The Foreign Office should change its travel advice to stop people going to Egypt, a senior Conservative MP has said.
Patrick Mercer said travel companies should also stop offering holidays to resorts in the crisis-stricken country. Some tour operators have been advertising cut-price deals to the country.
Mr Mercer told ITV Daybreak: "If we pretend that things are going to improve in Egypt, we're wrong. We must get our people out. Other nations have done that already. If we don't then - excuse the pun - our nationals become a hostage to fortune, literally.
The Foreign Office is advising against all but essential travel to Cairo, Alexandria, Luxor and Suez and recommends that British nationals without a pressing need to be in Cairo, Alexandria or Suez leave by commercial means where it is safe to do so.
Downing Street has said the travel advice remained under review in a fast-moving situation. Foreign Office minister Alistair Burt said the majority of Britons who wanted to had managed to leave.
A spokeswoman for Thomson and First Choice Holidays said: "The majority of our customers are in Sharm el Sheikh, which is over eight hours away from Cairo and Alexandria where the majority of the troubles are.
"Sharm el Sheikh kind of acts as its own country because of it being on the Sinai Peninsula and the agreement the Egyptians have with the Israelis. It is very much kept as a separate entity in itself. Therefore, we feel that travel to Sharm el Sheikh at the moment is perfectly safe."

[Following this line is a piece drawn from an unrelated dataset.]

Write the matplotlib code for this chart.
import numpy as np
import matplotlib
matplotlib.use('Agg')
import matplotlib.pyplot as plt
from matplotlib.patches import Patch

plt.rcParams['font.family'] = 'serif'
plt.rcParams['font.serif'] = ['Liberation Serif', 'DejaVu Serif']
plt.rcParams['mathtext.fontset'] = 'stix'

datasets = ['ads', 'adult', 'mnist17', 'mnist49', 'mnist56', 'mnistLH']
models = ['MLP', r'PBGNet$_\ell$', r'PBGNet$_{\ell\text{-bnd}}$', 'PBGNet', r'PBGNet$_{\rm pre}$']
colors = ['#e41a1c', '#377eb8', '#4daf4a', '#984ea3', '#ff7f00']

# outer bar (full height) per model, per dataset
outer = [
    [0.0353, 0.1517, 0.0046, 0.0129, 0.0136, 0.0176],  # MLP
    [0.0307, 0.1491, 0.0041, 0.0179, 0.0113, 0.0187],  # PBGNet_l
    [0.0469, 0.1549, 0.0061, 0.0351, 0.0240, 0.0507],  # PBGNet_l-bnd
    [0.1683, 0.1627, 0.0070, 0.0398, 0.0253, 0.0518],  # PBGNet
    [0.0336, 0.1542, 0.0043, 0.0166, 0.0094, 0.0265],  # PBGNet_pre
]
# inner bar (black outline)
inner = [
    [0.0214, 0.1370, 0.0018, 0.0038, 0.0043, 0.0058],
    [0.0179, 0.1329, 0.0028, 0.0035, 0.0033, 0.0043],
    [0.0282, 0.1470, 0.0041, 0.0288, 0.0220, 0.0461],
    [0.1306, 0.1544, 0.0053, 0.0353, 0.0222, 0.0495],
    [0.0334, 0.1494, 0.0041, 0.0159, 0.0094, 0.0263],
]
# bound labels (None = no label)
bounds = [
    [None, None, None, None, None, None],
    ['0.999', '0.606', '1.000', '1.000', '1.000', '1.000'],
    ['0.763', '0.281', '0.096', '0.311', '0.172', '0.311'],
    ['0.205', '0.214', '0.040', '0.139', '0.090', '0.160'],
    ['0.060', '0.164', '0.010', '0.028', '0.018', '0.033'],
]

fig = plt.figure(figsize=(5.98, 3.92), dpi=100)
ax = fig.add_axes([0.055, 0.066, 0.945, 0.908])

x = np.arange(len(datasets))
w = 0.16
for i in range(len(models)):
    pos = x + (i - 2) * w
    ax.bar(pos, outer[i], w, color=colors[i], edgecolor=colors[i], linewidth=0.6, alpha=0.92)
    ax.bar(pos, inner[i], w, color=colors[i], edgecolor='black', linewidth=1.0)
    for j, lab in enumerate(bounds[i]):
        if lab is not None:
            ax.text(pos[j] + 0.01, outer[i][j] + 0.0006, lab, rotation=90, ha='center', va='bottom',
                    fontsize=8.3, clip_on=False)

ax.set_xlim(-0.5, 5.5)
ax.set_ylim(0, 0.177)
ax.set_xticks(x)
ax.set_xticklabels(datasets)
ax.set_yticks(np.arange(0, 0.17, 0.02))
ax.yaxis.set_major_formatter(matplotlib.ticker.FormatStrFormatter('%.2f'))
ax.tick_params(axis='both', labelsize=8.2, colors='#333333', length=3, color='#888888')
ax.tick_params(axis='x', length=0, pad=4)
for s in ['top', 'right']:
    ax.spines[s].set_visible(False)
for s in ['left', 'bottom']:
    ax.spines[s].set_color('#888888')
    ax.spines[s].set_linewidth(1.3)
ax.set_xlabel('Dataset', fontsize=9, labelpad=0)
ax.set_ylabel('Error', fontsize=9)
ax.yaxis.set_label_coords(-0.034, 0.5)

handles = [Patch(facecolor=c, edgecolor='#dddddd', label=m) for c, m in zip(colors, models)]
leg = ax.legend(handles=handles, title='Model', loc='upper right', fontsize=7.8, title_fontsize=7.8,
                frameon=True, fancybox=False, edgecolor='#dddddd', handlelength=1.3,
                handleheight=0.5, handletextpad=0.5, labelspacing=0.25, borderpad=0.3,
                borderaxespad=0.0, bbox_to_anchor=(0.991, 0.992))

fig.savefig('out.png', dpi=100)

About 30 Britons are expected to leave Egypt today after spending the night in the terminal at Cairo. Up to 20 consular staff were at the airport, some sleeping there to help those stranded. The Government has not chartered planes to evacuate nationals, unlike the United States.
But some tourists arriving back at Heathrow were critical of the level of support offered by consular staff at Cairo airport. Semi-retired couple Bob Gooderick, 61, and his wife Carol, 62, from Oxford, were forced to spend the night on the floor of the airport after their BMI flight was cancelled.
"We purchased a piece of cardboard from a man at the airport so we did not have to sleep on the marble floor," said Mr Gooderick. "When we arrived at the airport there was nobody there to talk to, no information, we were left completely to our own devices. There was no consular information available."